══ ENTRIES SUPPLIED ══

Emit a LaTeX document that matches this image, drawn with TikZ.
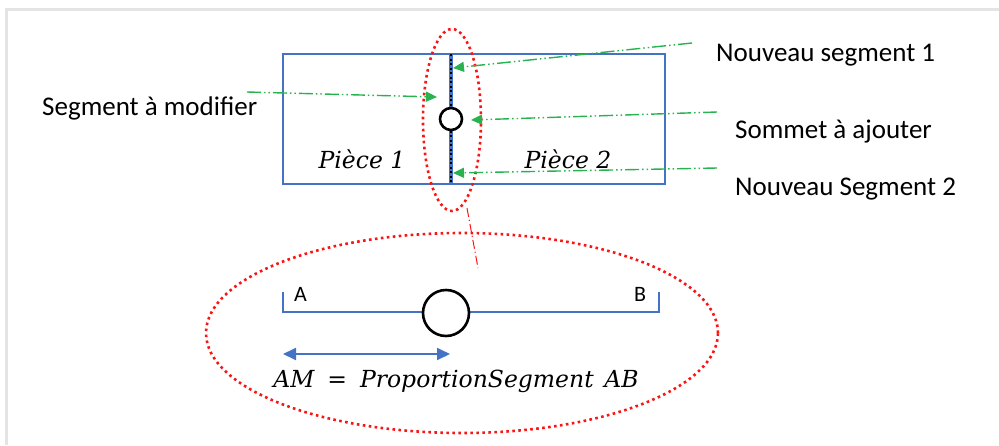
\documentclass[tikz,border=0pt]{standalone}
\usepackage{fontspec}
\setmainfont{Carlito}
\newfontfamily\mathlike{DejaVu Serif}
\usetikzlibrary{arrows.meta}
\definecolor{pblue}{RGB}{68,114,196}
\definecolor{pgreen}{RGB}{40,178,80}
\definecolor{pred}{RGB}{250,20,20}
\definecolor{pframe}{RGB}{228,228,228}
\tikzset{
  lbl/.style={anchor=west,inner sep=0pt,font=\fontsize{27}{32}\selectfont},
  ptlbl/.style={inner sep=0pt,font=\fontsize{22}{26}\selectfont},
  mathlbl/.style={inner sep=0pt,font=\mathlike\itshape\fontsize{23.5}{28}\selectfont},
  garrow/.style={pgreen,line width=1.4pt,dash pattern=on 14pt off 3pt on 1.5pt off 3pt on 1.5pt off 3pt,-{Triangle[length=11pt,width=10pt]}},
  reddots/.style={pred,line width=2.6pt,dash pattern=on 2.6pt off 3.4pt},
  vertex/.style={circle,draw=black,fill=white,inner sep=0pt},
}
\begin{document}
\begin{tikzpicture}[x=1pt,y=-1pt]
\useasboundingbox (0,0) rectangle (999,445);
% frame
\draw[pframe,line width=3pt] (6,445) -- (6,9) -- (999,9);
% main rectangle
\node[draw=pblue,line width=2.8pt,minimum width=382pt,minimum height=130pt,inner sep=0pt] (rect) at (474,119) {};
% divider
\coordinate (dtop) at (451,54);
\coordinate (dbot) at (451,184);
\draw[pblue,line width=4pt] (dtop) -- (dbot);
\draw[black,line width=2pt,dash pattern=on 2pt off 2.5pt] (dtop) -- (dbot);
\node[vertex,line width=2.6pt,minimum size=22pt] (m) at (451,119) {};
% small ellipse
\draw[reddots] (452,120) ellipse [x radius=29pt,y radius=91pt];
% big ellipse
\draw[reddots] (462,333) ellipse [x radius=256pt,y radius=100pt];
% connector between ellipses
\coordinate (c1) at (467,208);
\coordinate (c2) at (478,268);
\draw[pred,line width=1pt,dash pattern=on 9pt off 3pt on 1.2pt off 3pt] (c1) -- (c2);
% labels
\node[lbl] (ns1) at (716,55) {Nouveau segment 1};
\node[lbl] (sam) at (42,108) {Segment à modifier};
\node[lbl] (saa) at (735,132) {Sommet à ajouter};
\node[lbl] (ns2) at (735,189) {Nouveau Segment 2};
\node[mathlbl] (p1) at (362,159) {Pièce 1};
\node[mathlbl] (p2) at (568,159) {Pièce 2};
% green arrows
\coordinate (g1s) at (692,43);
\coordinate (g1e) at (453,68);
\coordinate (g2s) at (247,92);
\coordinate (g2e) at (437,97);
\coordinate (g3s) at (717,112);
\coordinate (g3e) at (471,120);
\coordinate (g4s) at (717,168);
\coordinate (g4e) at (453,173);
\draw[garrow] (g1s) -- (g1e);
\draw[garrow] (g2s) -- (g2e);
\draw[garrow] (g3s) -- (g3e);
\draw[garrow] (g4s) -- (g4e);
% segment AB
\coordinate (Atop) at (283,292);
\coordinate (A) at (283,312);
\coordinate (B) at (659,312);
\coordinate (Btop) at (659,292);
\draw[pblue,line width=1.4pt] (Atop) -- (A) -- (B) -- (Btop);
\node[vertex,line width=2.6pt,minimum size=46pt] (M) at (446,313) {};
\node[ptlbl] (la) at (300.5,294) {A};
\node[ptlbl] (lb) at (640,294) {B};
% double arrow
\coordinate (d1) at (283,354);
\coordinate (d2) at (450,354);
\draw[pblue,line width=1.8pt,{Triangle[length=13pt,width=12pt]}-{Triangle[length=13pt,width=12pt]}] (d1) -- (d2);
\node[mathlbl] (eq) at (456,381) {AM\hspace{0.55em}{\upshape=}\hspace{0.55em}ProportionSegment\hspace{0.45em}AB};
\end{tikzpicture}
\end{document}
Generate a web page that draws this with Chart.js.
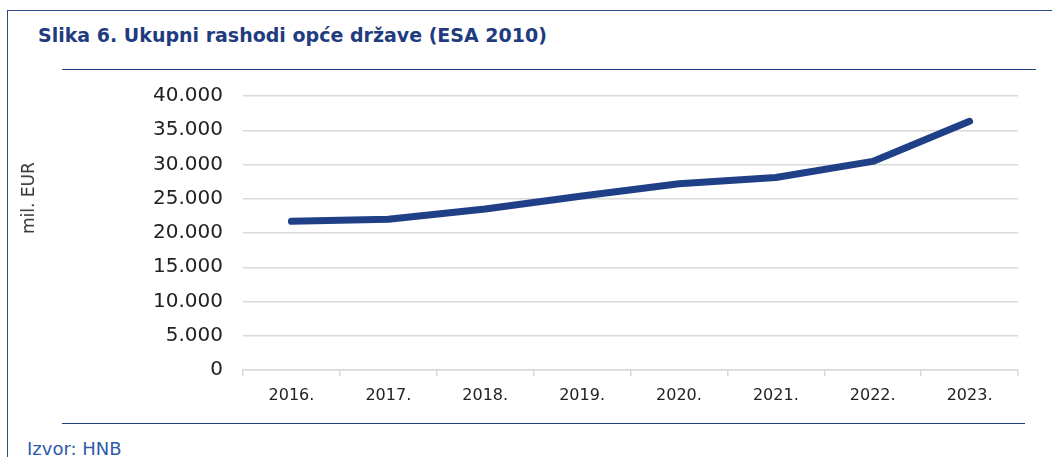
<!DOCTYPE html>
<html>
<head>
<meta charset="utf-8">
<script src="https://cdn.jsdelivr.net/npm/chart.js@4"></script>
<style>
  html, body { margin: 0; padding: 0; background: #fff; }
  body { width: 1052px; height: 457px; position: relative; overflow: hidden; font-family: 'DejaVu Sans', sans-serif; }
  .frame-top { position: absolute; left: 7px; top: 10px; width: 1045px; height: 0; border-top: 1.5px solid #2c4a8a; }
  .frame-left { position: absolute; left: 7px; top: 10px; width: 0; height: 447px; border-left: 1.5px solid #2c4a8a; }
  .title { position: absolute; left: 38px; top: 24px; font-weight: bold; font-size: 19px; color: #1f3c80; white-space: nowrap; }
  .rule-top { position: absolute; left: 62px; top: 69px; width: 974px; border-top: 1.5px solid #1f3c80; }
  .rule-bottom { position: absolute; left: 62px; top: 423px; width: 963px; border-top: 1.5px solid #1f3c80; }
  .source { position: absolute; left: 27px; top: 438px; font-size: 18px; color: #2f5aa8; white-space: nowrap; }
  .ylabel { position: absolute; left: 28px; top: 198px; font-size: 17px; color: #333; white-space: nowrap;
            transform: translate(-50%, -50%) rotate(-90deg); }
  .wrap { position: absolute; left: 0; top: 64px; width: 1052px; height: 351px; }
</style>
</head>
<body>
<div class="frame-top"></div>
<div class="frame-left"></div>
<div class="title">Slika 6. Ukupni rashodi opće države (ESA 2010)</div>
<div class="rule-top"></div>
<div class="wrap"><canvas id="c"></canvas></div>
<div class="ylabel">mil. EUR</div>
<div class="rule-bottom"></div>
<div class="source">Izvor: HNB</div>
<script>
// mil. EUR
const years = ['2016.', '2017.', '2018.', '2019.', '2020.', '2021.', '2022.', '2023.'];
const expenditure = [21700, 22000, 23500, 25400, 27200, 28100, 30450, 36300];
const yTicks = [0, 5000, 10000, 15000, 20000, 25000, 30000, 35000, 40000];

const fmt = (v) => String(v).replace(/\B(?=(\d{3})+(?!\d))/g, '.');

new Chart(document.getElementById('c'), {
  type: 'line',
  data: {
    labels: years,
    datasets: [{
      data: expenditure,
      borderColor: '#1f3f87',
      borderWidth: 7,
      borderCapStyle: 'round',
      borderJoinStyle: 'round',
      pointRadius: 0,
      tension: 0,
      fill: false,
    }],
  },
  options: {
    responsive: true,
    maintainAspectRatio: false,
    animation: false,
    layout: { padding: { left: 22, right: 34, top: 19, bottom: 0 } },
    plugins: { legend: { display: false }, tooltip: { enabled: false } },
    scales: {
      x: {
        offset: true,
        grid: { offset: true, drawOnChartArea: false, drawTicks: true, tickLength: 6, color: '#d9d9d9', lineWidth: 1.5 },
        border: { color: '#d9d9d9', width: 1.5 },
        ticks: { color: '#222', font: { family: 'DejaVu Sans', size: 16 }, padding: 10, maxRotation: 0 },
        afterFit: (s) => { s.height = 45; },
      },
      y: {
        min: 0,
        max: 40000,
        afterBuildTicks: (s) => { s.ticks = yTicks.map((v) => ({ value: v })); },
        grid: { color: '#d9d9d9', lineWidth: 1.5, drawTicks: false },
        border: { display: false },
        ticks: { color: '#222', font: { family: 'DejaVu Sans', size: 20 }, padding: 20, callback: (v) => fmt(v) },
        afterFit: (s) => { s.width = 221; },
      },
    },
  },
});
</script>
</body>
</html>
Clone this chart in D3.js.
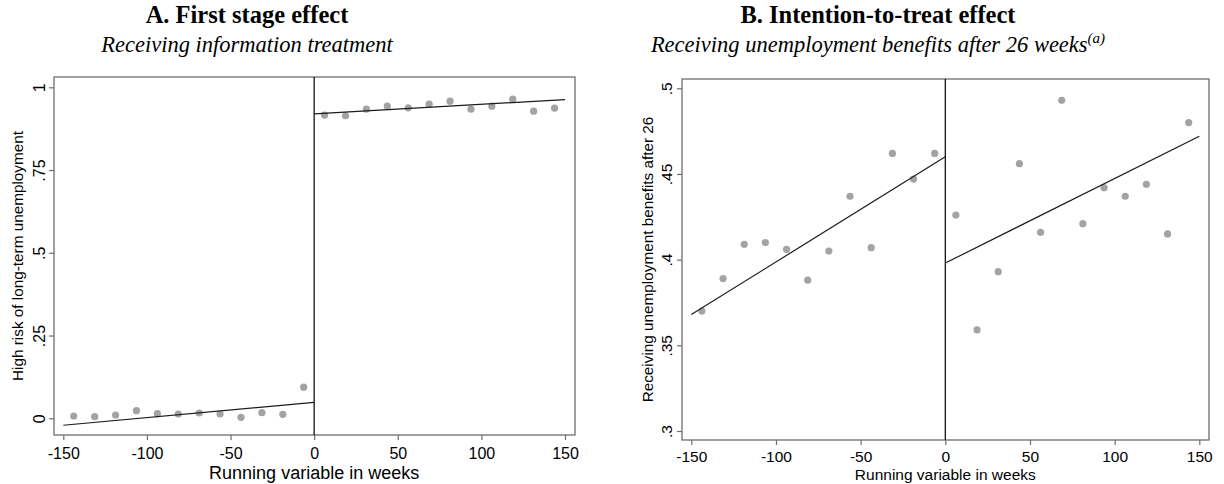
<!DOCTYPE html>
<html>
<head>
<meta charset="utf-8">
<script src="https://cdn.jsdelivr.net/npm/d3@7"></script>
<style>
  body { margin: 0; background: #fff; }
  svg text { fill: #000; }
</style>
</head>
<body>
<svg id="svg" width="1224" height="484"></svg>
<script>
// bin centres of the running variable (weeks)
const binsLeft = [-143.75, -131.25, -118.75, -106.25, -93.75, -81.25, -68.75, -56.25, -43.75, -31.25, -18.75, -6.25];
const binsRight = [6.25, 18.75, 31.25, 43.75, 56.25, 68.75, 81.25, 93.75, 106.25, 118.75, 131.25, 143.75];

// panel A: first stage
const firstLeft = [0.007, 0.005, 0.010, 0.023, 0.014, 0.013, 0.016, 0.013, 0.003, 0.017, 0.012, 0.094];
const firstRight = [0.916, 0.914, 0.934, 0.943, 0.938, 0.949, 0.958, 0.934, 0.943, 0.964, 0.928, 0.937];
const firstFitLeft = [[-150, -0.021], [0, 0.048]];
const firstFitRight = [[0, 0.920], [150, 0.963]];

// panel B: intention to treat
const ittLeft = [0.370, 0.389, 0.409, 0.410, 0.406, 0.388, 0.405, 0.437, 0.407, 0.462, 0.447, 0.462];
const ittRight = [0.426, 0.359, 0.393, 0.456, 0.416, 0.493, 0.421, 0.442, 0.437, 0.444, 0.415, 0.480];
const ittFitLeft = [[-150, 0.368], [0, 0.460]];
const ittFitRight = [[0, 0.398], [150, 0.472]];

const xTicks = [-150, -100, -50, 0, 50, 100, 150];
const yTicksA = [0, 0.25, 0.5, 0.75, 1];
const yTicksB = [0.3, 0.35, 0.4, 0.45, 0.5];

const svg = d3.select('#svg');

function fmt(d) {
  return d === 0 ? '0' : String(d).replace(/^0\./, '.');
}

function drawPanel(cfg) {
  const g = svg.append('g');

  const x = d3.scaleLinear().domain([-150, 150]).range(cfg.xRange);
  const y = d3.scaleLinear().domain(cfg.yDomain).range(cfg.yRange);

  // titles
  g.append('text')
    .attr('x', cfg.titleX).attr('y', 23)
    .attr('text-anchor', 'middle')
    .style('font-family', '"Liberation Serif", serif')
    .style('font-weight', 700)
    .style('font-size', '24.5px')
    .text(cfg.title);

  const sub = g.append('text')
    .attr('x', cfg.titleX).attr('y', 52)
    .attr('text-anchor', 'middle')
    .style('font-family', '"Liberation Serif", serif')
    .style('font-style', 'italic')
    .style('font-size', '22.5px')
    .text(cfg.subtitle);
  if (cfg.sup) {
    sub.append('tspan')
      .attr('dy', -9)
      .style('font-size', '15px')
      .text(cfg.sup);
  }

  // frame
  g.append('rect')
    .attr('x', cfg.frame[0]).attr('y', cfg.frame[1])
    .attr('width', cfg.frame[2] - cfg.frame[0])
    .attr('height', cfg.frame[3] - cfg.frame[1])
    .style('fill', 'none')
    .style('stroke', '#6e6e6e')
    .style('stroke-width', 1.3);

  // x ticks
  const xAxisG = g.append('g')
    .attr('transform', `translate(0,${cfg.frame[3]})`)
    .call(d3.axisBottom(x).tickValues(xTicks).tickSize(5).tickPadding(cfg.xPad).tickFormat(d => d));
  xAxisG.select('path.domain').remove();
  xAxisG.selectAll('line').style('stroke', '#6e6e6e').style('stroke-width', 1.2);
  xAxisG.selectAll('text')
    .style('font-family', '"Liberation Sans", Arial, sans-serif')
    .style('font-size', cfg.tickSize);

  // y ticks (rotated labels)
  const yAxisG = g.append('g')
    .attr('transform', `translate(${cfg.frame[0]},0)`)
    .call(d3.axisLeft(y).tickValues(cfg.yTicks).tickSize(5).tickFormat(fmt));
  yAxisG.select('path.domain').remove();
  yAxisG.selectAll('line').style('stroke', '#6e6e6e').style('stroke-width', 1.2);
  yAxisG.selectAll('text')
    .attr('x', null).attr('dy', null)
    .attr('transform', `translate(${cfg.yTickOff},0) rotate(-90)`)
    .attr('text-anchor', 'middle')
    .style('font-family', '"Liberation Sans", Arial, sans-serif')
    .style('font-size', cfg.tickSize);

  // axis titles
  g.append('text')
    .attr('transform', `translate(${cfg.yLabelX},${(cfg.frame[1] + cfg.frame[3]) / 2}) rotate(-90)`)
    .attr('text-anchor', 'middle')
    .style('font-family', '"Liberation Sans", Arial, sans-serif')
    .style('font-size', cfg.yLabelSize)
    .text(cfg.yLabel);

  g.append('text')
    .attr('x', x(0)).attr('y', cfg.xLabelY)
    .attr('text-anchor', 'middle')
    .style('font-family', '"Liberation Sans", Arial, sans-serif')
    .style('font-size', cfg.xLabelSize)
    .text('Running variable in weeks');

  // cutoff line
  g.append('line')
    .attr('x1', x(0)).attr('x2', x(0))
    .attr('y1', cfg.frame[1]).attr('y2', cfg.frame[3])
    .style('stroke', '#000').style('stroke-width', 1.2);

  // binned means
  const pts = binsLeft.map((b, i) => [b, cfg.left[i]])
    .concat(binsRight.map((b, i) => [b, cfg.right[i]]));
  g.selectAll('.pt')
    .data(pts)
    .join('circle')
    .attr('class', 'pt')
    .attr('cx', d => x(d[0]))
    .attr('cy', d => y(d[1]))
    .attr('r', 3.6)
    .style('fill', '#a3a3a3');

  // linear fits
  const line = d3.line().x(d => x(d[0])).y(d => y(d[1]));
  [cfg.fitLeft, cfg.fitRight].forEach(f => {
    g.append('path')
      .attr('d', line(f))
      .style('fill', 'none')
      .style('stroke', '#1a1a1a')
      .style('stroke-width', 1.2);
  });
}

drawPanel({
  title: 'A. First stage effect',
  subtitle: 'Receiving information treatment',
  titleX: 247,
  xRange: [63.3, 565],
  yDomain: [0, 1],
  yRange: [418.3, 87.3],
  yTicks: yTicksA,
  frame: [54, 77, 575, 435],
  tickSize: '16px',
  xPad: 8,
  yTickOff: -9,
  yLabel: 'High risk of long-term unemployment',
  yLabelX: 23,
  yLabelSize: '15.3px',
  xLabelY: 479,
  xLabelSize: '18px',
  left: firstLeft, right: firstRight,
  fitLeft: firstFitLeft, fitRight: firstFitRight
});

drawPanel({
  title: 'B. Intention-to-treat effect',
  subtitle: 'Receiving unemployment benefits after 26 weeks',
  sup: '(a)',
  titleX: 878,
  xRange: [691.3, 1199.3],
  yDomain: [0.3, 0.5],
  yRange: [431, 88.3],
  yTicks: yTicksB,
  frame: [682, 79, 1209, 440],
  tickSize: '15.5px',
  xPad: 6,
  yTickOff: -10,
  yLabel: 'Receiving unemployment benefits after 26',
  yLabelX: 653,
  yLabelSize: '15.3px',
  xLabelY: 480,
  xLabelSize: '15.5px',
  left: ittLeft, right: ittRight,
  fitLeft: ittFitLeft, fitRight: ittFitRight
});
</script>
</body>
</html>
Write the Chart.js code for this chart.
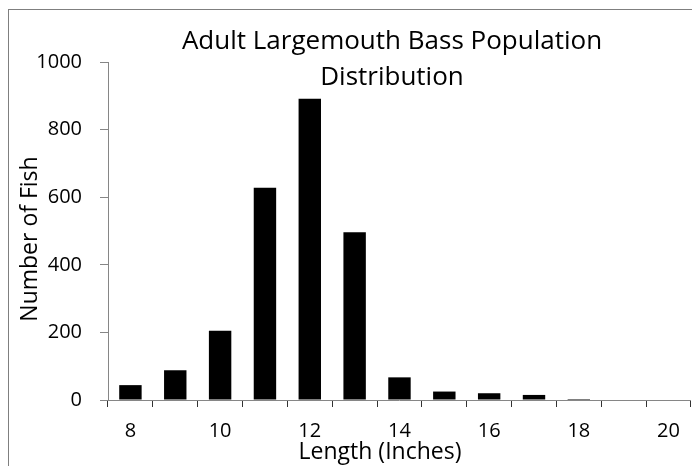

═══

## WRITTEN INSTRUCTION
Pull out all lines containing "that".

## ANSWER TO THIS EXERCISE
Emit a LaTeX document that matches this image, drawn with TikZ.
Generate a web page that draws this with Chart.js.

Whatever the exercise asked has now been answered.